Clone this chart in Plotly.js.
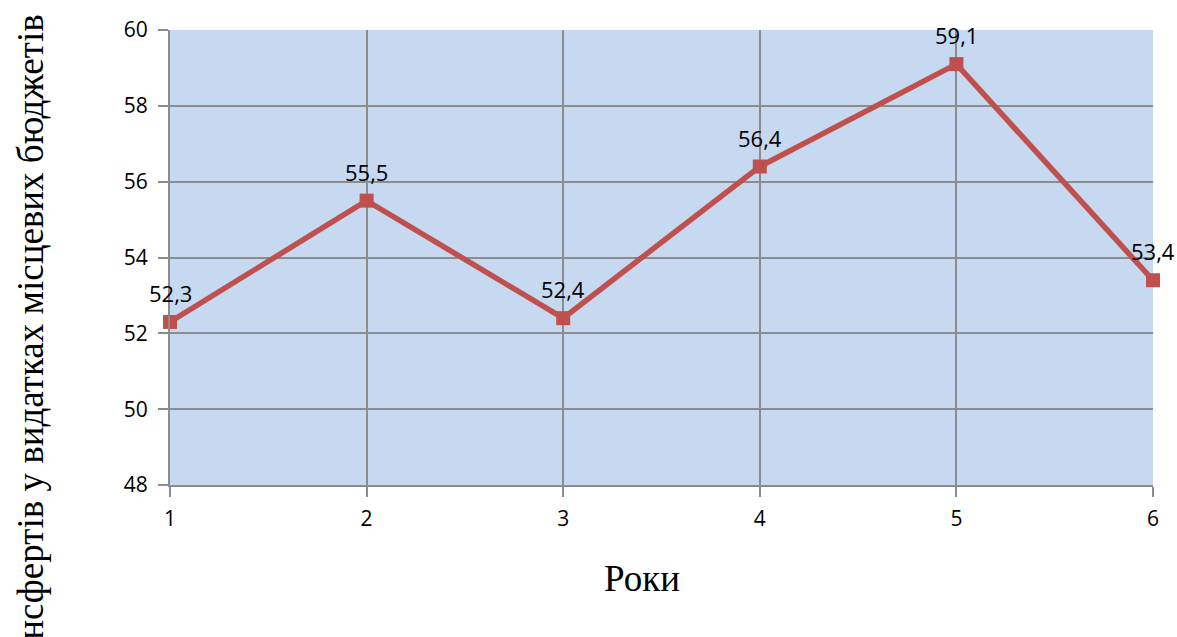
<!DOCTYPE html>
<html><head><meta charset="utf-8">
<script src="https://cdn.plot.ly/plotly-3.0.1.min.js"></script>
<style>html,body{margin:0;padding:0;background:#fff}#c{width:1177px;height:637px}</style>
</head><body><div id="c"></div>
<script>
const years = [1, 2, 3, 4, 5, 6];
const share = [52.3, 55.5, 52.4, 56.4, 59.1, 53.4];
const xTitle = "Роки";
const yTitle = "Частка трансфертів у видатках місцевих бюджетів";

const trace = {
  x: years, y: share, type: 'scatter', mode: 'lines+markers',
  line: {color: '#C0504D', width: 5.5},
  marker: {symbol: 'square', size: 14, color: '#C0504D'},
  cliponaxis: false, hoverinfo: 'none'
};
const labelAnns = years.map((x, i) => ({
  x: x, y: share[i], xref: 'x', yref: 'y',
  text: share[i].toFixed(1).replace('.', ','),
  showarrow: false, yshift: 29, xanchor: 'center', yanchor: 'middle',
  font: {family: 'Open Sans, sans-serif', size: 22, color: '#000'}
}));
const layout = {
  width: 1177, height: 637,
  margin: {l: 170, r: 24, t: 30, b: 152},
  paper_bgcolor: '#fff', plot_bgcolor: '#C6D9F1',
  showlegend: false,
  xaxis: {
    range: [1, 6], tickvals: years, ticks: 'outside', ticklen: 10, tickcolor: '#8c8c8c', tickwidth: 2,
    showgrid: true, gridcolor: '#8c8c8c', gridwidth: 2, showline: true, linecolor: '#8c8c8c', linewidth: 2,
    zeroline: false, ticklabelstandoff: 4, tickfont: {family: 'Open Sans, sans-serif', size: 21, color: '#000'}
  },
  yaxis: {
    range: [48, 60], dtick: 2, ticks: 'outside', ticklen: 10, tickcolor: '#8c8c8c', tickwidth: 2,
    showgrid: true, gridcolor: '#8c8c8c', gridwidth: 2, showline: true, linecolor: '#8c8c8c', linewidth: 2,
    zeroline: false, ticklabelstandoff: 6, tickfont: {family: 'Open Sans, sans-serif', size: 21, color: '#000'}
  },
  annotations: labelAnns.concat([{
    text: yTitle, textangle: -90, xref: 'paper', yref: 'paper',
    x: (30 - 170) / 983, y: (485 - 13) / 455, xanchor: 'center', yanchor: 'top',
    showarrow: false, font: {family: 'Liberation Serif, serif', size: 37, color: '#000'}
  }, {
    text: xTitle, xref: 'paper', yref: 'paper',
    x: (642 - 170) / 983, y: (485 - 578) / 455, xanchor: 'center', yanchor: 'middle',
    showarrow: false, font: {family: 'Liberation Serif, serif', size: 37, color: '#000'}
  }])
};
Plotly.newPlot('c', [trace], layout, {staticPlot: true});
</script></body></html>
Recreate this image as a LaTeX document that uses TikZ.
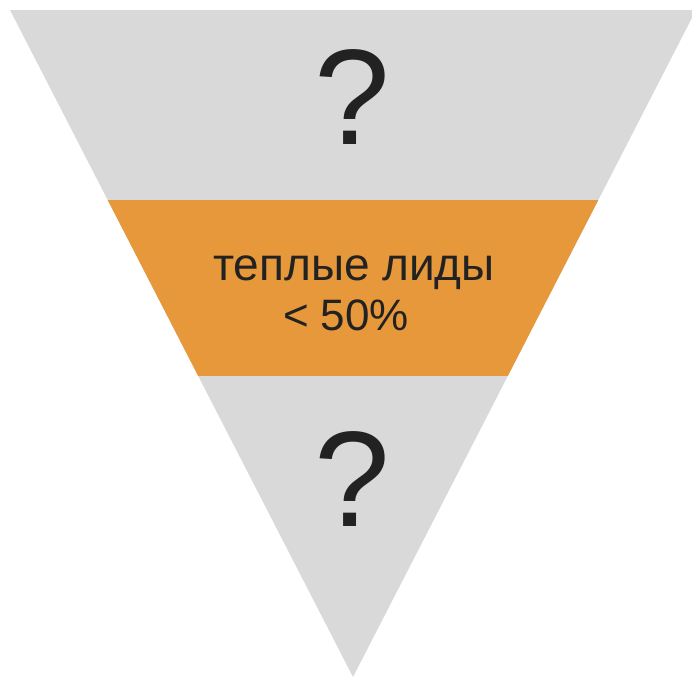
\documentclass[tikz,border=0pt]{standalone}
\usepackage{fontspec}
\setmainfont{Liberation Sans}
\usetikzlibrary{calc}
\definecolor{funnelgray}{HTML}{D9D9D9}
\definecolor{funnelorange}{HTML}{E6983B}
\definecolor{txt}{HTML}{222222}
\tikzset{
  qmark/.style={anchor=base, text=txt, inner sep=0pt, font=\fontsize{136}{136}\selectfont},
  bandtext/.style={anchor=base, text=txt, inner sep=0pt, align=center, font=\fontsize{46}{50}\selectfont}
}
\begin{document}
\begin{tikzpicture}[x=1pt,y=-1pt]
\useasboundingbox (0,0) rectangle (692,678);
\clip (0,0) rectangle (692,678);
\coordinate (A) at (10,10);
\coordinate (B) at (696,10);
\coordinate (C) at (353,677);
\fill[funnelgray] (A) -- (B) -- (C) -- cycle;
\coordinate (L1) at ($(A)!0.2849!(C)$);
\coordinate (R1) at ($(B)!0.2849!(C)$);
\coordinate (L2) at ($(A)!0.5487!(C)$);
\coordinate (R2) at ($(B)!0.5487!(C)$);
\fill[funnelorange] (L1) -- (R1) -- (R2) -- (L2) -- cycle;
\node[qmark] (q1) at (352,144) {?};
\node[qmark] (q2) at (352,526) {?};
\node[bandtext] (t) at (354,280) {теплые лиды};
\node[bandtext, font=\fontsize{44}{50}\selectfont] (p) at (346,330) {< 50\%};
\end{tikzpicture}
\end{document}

* * * * *

# [Description of the task]
Copy each line of the data that contains the word "this".

# [Result of the task]
Clone this chart in Plotly.js.
Recreate this image as a LaTeX document that uses TikZ.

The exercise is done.